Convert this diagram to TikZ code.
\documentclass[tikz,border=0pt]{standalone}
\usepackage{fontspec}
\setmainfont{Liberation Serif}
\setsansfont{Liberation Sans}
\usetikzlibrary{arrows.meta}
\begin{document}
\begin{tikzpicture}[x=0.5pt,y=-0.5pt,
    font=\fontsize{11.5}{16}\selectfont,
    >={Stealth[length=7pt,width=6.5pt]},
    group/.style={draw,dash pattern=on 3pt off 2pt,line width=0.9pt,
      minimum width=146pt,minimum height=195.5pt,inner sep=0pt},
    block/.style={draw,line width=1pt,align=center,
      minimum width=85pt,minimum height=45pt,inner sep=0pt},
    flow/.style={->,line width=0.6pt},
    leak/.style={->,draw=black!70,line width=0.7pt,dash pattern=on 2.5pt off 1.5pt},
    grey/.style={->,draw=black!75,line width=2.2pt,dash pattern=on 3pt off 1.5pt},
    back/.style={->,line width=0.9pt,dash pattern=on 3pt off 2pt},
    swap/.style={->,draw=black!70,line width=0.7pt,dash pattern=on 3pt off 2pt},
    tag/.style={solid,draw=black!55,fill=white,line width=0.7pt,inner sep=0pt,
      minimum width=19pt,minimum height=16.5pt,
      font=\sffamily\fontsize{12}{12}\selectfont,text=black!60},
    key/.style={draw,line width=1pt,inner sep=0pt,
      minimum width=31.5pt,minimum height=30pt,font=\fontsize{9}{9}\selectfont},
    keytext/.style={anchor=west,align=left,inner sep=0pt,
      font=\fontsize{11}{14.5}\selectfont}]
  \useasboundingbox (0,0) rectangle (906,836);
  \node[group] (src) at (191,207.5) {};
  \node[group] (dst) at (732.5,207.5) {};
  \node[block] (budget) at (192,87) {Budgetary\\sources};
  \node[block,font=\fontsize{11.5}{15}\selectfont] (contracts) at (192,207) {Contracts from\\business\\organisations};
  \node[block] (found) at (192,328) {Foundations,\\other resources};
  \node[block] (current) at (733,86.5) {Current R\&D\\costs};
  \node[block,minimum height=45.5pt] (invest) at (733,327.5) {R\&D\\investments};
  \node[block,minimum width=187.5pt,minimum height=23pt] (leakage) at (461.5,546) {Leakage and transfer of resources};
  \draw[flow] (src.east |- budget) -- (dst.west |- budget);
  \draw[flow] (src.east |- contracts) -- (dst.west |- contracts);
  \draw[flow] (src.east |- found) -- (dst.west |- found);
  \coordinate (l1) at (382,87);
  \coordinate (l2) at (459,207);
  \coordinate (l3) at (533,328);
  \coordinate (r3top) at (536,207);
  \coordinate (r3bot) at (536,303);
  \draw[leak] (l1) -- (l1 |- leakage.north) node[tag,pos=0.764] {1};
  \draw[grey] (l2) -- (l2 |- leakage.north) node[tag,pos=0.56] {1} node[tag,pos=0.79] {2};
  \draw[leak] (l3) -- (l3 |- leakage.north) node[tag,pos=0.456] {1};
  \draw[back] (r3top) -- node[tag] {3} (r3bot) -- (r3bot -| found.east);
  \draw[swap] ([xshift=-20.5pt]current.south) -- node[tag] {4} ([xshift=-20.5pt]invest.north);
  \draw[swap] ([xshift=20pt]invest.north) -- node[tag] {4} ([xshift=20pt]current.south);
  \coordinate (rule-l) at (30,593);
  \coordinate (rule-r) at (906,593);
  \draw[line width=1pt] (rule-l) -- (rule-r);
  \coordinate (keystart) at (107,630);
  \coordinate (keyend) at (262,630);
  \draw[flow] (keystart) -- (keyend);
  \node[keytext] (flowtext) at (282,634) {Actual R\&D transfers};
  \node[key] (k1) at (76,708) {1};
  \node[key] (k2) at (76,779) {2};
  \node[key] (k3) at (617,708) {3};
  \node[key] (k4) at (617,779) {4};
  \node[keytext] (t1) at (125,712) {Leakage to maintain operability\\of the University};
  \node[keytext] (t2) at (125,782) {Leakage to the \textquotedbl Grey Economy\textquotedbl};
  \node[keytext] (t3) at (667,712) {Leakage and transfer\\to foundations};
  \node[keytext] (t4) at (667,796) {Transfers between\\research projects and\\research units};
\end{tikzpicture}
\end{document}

+===+

Copy out the whole listing exactly as written.

Convert this diagram to TikZ code.
\documentclass[tikz,border=0pt]{standalone}
\usepackage{fontspec}
\setmainfont{Liberation Serif}
\setsansfont{Liberation Sans}
\usetikzlibrary{arrows.meta}
\begin{document}
\begin{tikzpicture}[x=0.5pt,y=-0.5pt,
    font=\fontsize{11.5}{16}\selectfont,
    >={Stealth[length=7pt,width=6.5pt]},
    group/.style={draw,dash pattern=on 3pt off 2pt,line width=0.9pt,
      minimum width=146pt,minimum height=195.5pt,inner sep=0pt},
    block/.style={draw,line width=1pt,align=center,
      minimum width=85pt,minimum height=45pt,inner sep=0pt},
    flow/.style={->,line width=0.6pt},
    leak/.style={->,draw=black!70,line width=0.7pt,dash pattern=on 2.5pt off 1.5pt},
    grey/.style={->,draw=black!75,line width=2.2pt,dash pattern=on 3pt off 1.5pt},
    back/.style={->,line width=0.9pt,dash pattern=on 3pt off 2pt},
    swap/.style={->,draw=black!70,line width=0.7pt,dash pattern=on 3pt off 2pt},
    tag/.style={solid,draw=black!55,fill=white,line width=0.7pt,inner sep=0pt,
      minimum width=19pt,minimum height=16.5pt,
      font=\sffamily\fontsize{12}{12}\selectfont,text=black!60},
    key/.style={draw,line width=1pt,inner sep=0pt,
      minimum width=31.5pt,minimum height=30pt,font=\fontsize{9}{9}\selectfont},
    keytext/.style={anchor=west,align=left,inner sep=0pt,
      font=\fontsize{11}{14.5}\selectfont}]
  \useasboundingbox (0,0) rectangle (906,836);
  \node[group] (src) at (191,207.5) {};
  \node[group] (dst) at (732.5,207.5) {};
  \node[block] (budget) at (192,87) {Budgetary\\sources};
  \node[block,font=\fontsize{11.5}{15}\selectfont] (contracts) at (192,207) {Contracts from\\business\\organisations};
  \node[block] (found) at (192,328) {Foundations,\\other resources};
  \node[block] (current) at (733,86.5) {Current R\&D\\costs};
  \node[block,minimum height=45.5pt] (invest) at (733,327.5) {R\&D\\investments};
  \node[block,minimum width=187.5pt,minimum height=23pt] (leakage) at (461.5,546) {Leakage and transfer of resources};
  \draw[flow] (src.east |- budget) -- (dst.west |- budget);
  \draw[flow] (src.east |- contracts) -- (dst.west |- contracts);
  \draw[flow] (src.east |- found) -- (dst.west |- found);
  \coordinate (l1) at (382,87);
  \coordinate (l2) at (459,207);
  \coordinate (l3) at (533,328);
  \coordinate (r3top) at (536,207);
  \coordinate (r3bot) at (536,303);
  \draw[leak] (l1) -- (l1 |- leakage.north) node[tag,pos=0.764] {1};
  \draw[grey] (l2) -- (l2 |- leakage.north) node[tag,pos=0.56] {1} node[tag,pos=0.79] {2};
  \draw[leak] (l3) -- (l3 |- leakage.north) node[tag,pos=0.456] {1};
  \draw[back] (r3top) -- node[tag] {3} (r3bot) -- (r3bot -| found.east);
  \draw[swap] ([xshift=-20.5pt]current.south) -- node[tag] {4} ([xshift=-20.5pt]invest.north);
  \draw[swap] ([xshift=20pt]invest.north) -- node[tag] {4} ([xshift=20pt]current.south);
  \coordinate (rule-l) at (30,593);
  \coordinate (rule-r) at (906,593);
  \draw[line width=1pt] (rule-l) -- (rule-r);
  \coordinate (keystart) at (107,630);
  \coordinate (keyend) at (262,630);
  \draw[flow] (keystart) -- (keyend);
  \node[keytext] (flowtext) at (282,634) {Actual R\&D transfers};
  \node[key] (k1) at (76,708) {1};
  \node[key] (k2) at (76,779) {2};
  \node[key] (k3) at (617,708) {3};
  \node[key] (k4) at (617,779) {4};
  \node[keytext] (t1) at (125,712) {Leakage to maintain operability\\of the University};
  \node[keytext] (t2) at (125,782) {Leakage to the \textquotedbl Grey Economy\textquotedbl};
  \node[keytext] (t3) at (667,712) {Leakage and transfer\\to foundations};
  \node[keytext] (t4) at (667,796) {Transfers between\\research projects and\\research units};
\end{tikzpicture}
\end{document}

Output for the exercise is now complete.